In several emails, Powell suggested that speaking out against Trump would only add to the attention the Republican nominee was getting from the news media. Responding to a reporter asking for comment, Powell wrote last month that Trump is “his own best enemy” and added: “I will speak out when I feel it appropriate and not after every idiot thing he says.”
But the emails make clear that Powell, who also served as the chairman of the Joint Chiefs of Staff, has no intention of supporting Trump. In one back-and-forth with a former aide, Powell insisted that Trump should not be elected president.
“No need to debate it with you now, but Trump is a national disgrace and an international pariah,” Powell wrote in June, noting the criticism of Trump by several prominent conservatives. “He is in the process of destroying himself, no need for Dems to attack him.”
Powell also made clear in a series of exchanges how much he was offended by Trump’s attacks on the issue of Obama’s birth. “Yup, the whole birther movement was racist,” Powell wrote. “That’s what the 99% believe. When Trump couldn’t keep that up he said he also wanted to see if the certificate noted that he was a Muslim. As I have said before, ‘What if he was?’ Muslims are born as Americans everyday.”
Powell dismissed as completely ineffective Trump’s recent attempts to reach out to black voters, saying that the Republican nominee “takes us for idiots.” Powell said that nothing Trump could say to black voters would improve his standing, in part because of the things he said about Obama.
“He can never overcome what he tried to do to Obama with his search for the birth certificate hoping to force Obama out of the presidency,” Powell wrote, saying to his aide, “You don’t fall for his false sincerity, I hope.”
In the emails, Powell blamed the news media for helping fuel Trump’s candidacy. In December 2015, he turned down a request from CNN’s Fareed Zakaria to discuss Trump. “It is time to start ignoring him. You guys are playing his game, you are his oxygen,” Powell responded.

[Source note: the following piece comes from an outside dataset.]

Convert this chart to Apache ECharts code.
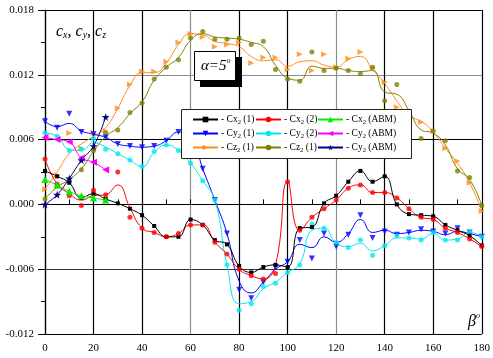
<!DOCTYPE html>
<html><head><meta charset="utf-8">
<script src="https://cdn.jsdelivr.net/npm/echarts@6/dist/echarts.min.js"></script>
<style>html,body{margin:0;padding:0;background:#fff}#c{width:493px;height:358px}</style>
</head><body><div id="c"></div>
<script>
const angles = [0,5,10,15,20,25,30,35,40,45,50,55,60,65,70,75,80,85,90,95,100,105,110,115,120,125,130,135,140,145,150,155,160,165,170,175,180];
const abmAngles = [0,5,10,15,20,25];
const xTicks = ['0','20','40','60','80','100','120','140','160','180'];

// measured points (markers)
const cx1 = [0.0031,0.0026,0.0020,0.0006,0.0010,0.0005,0.0001,-0.0004,-0.0010,-0.0020,-0.0030,-0.0030,-0.0014,-0.0019,-0.0033,-0.0037,-0.0057,-0.0063,-0.0058,-0.0056,-0.0058,-0.0022,-0.0021,0.0001,0.0008,0.0021,0.0031,0.0021,0.0026,0.0000,-0.0009,-0.0010,-0.0011,-0.0019,-0.0024,-0.0029,-0.0038];
const cx2 = [0.0042,0.0019,0.0008,-0.0001,0.0013,0.0009,0.0030,-0.0012,-0.0022,-0.0026,-0.0030,-0.0027,-0.0019,-0.0019,-0.0035,-0.0046,-0.0060,-0.0066,-0.0069,-0.0064,0.0021,-0.0024,-0.0012,-0.0004,0.0004,0.0015,0.0018,0.0011,0.0011,0.0006,-0.0004,-0.0012,-0.0014,-0.0022,-0.0026,-0.0032,-0.0039];
const cxAbm = [0.0023,0.0018,0.0012,0.0008,0.0006,0.0004];
const cy1 = [0.0077,0.0071,0.0084,0.0067,0.0065,0.0062,0.0056,0.0054,0.0053,0.0054,0.0059,0.0067,0.0066,0.0033,0.0004,-0.0027,-0.0079,-0.0087,-0.0072,-0.0058,-0.0053,-0.0033,-0.0050,-0.0027,-0.0039,-0.0028,-0.0010,-0.0031,-0.0025,-0.0028,-0.0026,-0.0023,-0.0025,-0.0027,-0.0022,-0.0026,-0.0030];
const cy2 = [0.0066,0.0063,0.0050,0.0051,0.0061,0.0051,0.0047,0.0041,0.0035,0.0049,0.0055,0.0050,0.0038,0.0022,0.0004,-0.0056,-0.0098,-0.0092,-0.0076,-0.0073,-0.0063,-0.0056,-0.0018,-0.0022,-0.0035,-0.0040,-0.0033,-0.0047,-0.0038,-0.0029,-0.0031,-0.0033,-0.0026,-0.0033,-0.0033,-0.0025,-0.0030];
const cyAbmA = [0.0062,0.0060,0.0058,0.0043,0.0039,0.0032];
const cyAbmB = [0.0000,0.0009,0.0024,0.0041,0.0054,0.0081];
const cz1a = [0.0014,0.0027,0.0066,0.0052,0.0066,0.0068,0.0089,0.0111,0.0123,0.0123,0.0132,0.0150,0.0158,0.0155,0.0146,0.0148,0.0150,0.0131,0.0136,0.0136,0.0125,0.0139,0.0124,0.0139,0.0127,0.0135,0.0141,0.0126,0.0113,0.0090,0.0077,0.0076,0.0068,0.0052,0.0040,0.0020,-0.0006];
const cz1b = [0.0005,0.0017,0.0022,0.0032,0.0050,0.0066,0.0069,0.0085,0.0094,0.0116,0.0127,0.0134,0.0154,0.0160,0.0153,0.0153,0.0154,0.0148,0.0151,0.0125,0.0116,0.0114,0.0141,0.0124,0.0126,0.0124,0.0121,0.0127,0.0096,0.0111,0.0084,0.0061,0.0068,0.0059,0.0031,0.0025,-0.0001];

// fitted curves
const cx2Fit = [0.0042,0.0019,0.0010,0.0004,0.0008,0.0009,0.0018,-0.0003,-0.0022,-0.0026,-0.0030,-0.0027,-0.0019,-0.0019,-0.0035,-0.0046,-0.0060,-0.0066,-0.0069,-0.0056,0.0021,-0.0024,-0.0012,-0.0004,0.0004,0.0015,0.0018,0.0011,0.0011,0.0006,-0.0004,-0.0012,-0.0014,-0.0022,-0.0026,-0.0032,-0.0039];
const cy1Fit = [0.0077,0.0072,0.0075,0.0068,0.0065,0.0062,0.0056,0.0054,0.0053,0.0054,0.0059,0.0067,0.0064,0.0033,0.0004,-0.0027,-0.0071,-0.0082,-0.0072,-0.0060,-0.0053,-0.0037,-0.0040,-0.0030,-0.0035,-0.0027,-0.0014,-0.0026,-0.0024,-0.0027,-0.0026,-0.0024,-0.0025,-0.0028,-0.0025,-0.0027,-0.0030];
const cy2Fit = [0.0066,0.0063,0.0051,0.0050,0.0057,0.0053,0.0047,0.0041,0.0035,0.0048,0.0055,0.0050,0.0038,0.0022,0.0004,-0.0056,-0.0092,-0.0090,-0.0078,-0.0072,-0.0063,-0.0055,-0.0024,-0.0022,-0.0036,-0.0039,-0.0036,-0.0043,-0.0038,-0.0031,-0.0031,-0.0032,-0.0027,-0.0033,-0.0032,-0.0026,-0.0030];
const cz1aFit = [0.0014,0.0030,0.0047,0.0056,0.0063,0.0071,0.0089,0.0110,0.0122,0.0122,0.0131,0.0148,0.0158,0.0157,0.0151,0.0149,0.0146,0.0137,0.0133,0.0134,0.0128,0.0132,0.0133,0.0129,0.0127,0.0134,0.0137,0.0125,0.0112,0.0096,0.0082,0.0077,0.0067,0.0052,0.0038,0.0020,-0.0006];
const cz1bFit = [0.0005,0.0016,0.0023,0.0033,0.0049,0.0063,0.0071,0.0084,0.0095,0.0115,0.0127,0.0136,0.0152,0.0158,0.0155,0.0154,0.0153,0.0150,0.0146,0.0129,0.0117,0.0115,0.0128,0.0126,0.0126,0.0124,0.0123,0.0124,0.0104,0.0102,0.0087,0.0069,0.0066,0.0055,0.0033,0.0023,-0.0001];

const STAR = 'path://M50,0 L61,35 L98,35 L68,57 L79,91 L50,70 L21,91 L32,57 L2,35 L39,35 Z';
const serif = '"Liberation Serif","DejaVu Serif",serif';

const labels = {
  'cx1':'- Cx{s|2} (1)','cx2':'- Cx{s|2} (2)','cxA':'- Cx{s|2} (ABM)',
  'cy1':'- Cy{s|2} (1)','cy2':'- Cy{s|2} (2)','cyA':'- Cy{s|2} (ABM)',
  'cz1a':'- Cz{s|2} (1)','cz1b':'- Cz{s|2} (1)','cyB':'- Cy{s|2} (ABM)'
};

function pairs(xs, ys) { return xs.map((a, i) => [a, ys[i]]); }

// curve series carrying the legend entry (symbol shown in legend only)
function curve(name, ys, color, symbol, rot, size) {
  return {
    name: name, type: 'line', smooth: 0.5, data: pairs(angles, ys),
    symbol: symbol, symbolRotate: rot || 0, symbolSize: size || 5,
    showSymbol: false, itemStyle: { color: color },
    lineStyle: { color: color, width: 1 }, z: 3
  };
}
function marks(name, ys, color, symbol, rot, size) {
  return {
    name: name + '_m', type: 'scatter', data: pairs(angles, ys),
    symbol: symbol, symbolRotate: rot || 0, symbolSize: size || 5,
    itemStyle: { color: color }, z: 4
  };
}
function full(name, xs, ys, color, symbol, rot, size) {
  return {
    name: name, type: 'line', smooth: 0.45, data: pairs(xs, ys),
    symbol: symbol, symbolRotate: rot || 0, symbolSize: size || 5,
    showAllSymbol: true, itemStyle: { color: color },
    lineStyle: { color: color, width: 1 }, z: 4
  };
}

const OR = '#ff8c1a', OL = '#808000', BL = '#0000ff', CY = '#00e8f0', RD = '#ff0000';
const series = [
  curve('cz1a', cz1aFit, OR, 'triangle', -90, 6), marks('cz1a', cz1a, OR, 'triangle', -90, 6),
  curve('cz1b', cz1bFit, OL, 'circle', 0, 5), marks('cz1b', cz1b, OL, 'circle', 0, 5),
  curve('cy1', cy1Fit, BL, 'triangle', 180, 6), marks('cy1', cy1, BL, 'triangle', 180, 6),
  curve('cy2', cy2Fit, CY, 'circle', 0, 5), marks('cy2', cy2, CY, 'circle', 0, 5),
  full('cx1', angles, cx1, '#000000', 'rect', 0, 4),
  curve('cx2', cx2Fit, RD, 'circle', 0, 5), marks('cx2', cx2, RD, 'circle', 0, 5),
  full('cyA', abmAngles, cyAbmA, '#ff00ff', 'triangle', 90, 7),
  full('cyB', abmAngles, cyAbmB, '#000080', STAR, 0, 8),
  full('cxA', abmAngles, cxAbm, '#00ee00', 'triangle', 0, 7)
];

function legend(left, names) {
  return {
    data: names, orient: 'vertical', left: left, top: 113, padding: 0,
    itemWidth: 25, itemHeight: 7, itemGap: 1, z: 60,
    selectedMode: false, symbolRotate: 'inherit',
    formatter: n => labels[n],
    textStyle: { fontFamily: serif, fontSize: 9.5, color: '#000', lineHeight: 13, padding: [0,0,0,-2],
      rich: { s: { fontFamily: serif, fontSize: 6.5, lineHeight: 7, verticalAlign: 'bottom', color: '#000' } } }
  };
}

const G = '#8c8c8c', K = '#000';
const chart = echarts.init(document.getElementById('c'), null, { renderer: 'canvas' });
chart.setOption({
  animation: false,
  backgroundColor: '#fff',
  grid: { left: 45, right: 4, top: 10, bottom: 24 },
  xAxis: {
    type: 'value', min: 0, max: 180, interval: 20,
    axisLine: { lineStyle: { color: K, width: 1.2 } },
    axisTick: { inside: true, length: 5, lineStyle: { color: K } },
    minorTick: { show: true, splitNumber: 2, length: 5, lineStyle: { color: K } },
    splitLine: { show: true, showMinLine: true, showMaxLine: true,
      lineStyle: { color: [K, K, K, G, K, K, G, K, K, K], width: 1.2 } },
    axisLabel: { margin: 9, fontFamily: serif, fontSize: 11, color: K,
      formatter: v => xTicks[Math.round(v / 20)] }
  },
  yAxis: {
    type: 'value', min: -0.012, max: 0.018, interval: 0.006,
    axisLine: { show: true, lineStyle: { color: K, width: 1.2 } },
    axisTick: { inside: false, length: 7, lineStyle: { color: K } },
    minorTick: { show: true, splitNumber: 2, length: 4, lineStyle: { color: K } },
    splitLine: { show: true, showMinLine: true, showMaxLine: true,
      lineStyle: { color: [K, '#333', K, K, G, K], width: 1.2 } },
    axisLabel: { margin: 11, fontFamily: serif, fontSize: 11, color: K,
      formatter: v => (Math.abs(v) < 1e-9 ? 0 : v).toFixed(3) }
  },
  legend: [
    legend(192, ['cx1', 'cy1', 'cz1a']),
    legend(255, ['cx2', 'cy2', 'cz1b']),
    legend(317, ['cxA', 'cyA', 'cyB'])
  ],
  graphic: [
    { type: 'rect', z: 50, shape: { x: 181.5, y: 109.5, width: 230, height: 49 },
      style: { fill: '#fff', stroke: '#222', lineWidth: 1 } },
    { type: 'rect', z: 50, shape: { x: 200, y: 57, width: 42, height: 30 },
      style: { fill: '#000' } },
    { type: 'rect', z: 51, shape: { x: 194.5, y: 51.5, width: 41, height: 29 },
      style: { fill: '#fff', stroke: '#000', lineWidth: 1 } },
    { type: 'text', z: 52, left: 201, top: 57,
      style: { text: '{a|α=5}{o|o}', fill: '#000',
        rich: { a: { fontFamily: serif, fontStyle: 'italic', fontSize: 15, lineHeight: 17, verticalAlign: 'bottom' },
                o: { fontFamily: serif, fontStyle: 'italic', fontSize: 8, lineHeight: 17, verticalAlign: 'top', padding: [0,0,6,0] } } } },
    { type: 'text', z: 52, left: 56, top: 24,
      style: { text: '{c|c}{s|x}{c|, c}{s|y}{c|, c}{s|z}', fill: '#000',
        rich: { c: { fontFamily: serif, fontStyle: 'italic', fontSize: 16, lineHeight: 16, verticalAlign: 'top' },
                s: { fontFamily: serif, fontStyle: 'italic', fontSize: 10, lineHeight: 10, verticalAlign: 'bottom' } } } },
    { type: 'text', z: 52, left: 468, top: 312,
      style: { text: '{b|β}{o|o}', fill: '#000',
        rich: { b: { fontFamily: serif, fontStyle: 'italic', fontSize: 16, lineHeight: 18, verticalAlign: 'bottom' },
                o: { fontFamily: serif, fontStyle: 'italic', fontSize: 8, lineHeight: 8, verticalAlign: 'top' } } } }
  ],
  series: series
});
</script></body></html>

In August 2015, Powell predicted that Trump would “take it to the convention” in part because news networks were chasing ratings. “He appeals to the worst angels of the G.O.P. nature and poor white folks,” Powell said in the email.
In that email, Powell in part defended Clinton’s actions in the attack on the American diplomatic compound in Benghazi, Libya, in 2012.
In December 2015, he told Condoleezza Rice, his successor at the State Department, that the Republican political attacks on Benghazi were “a stupid witch hunt” and wrote that “basic fault falls on a courageous ambassador who thought Libyans now love me and I am OK in this very vulnerable place.” He added that “blame also rests on his leaders and supporters back here,” including Clinton.
A few months later, in a discussion about Clinton’s email scandal, Powell lamented that “everything H.R.C. touches she kind of screws up with hubris.” He then related a story about “the gig I lost at a university” when the institution said it could no longer afford his speaking fees after paying Clinton. “I should send her a bill.”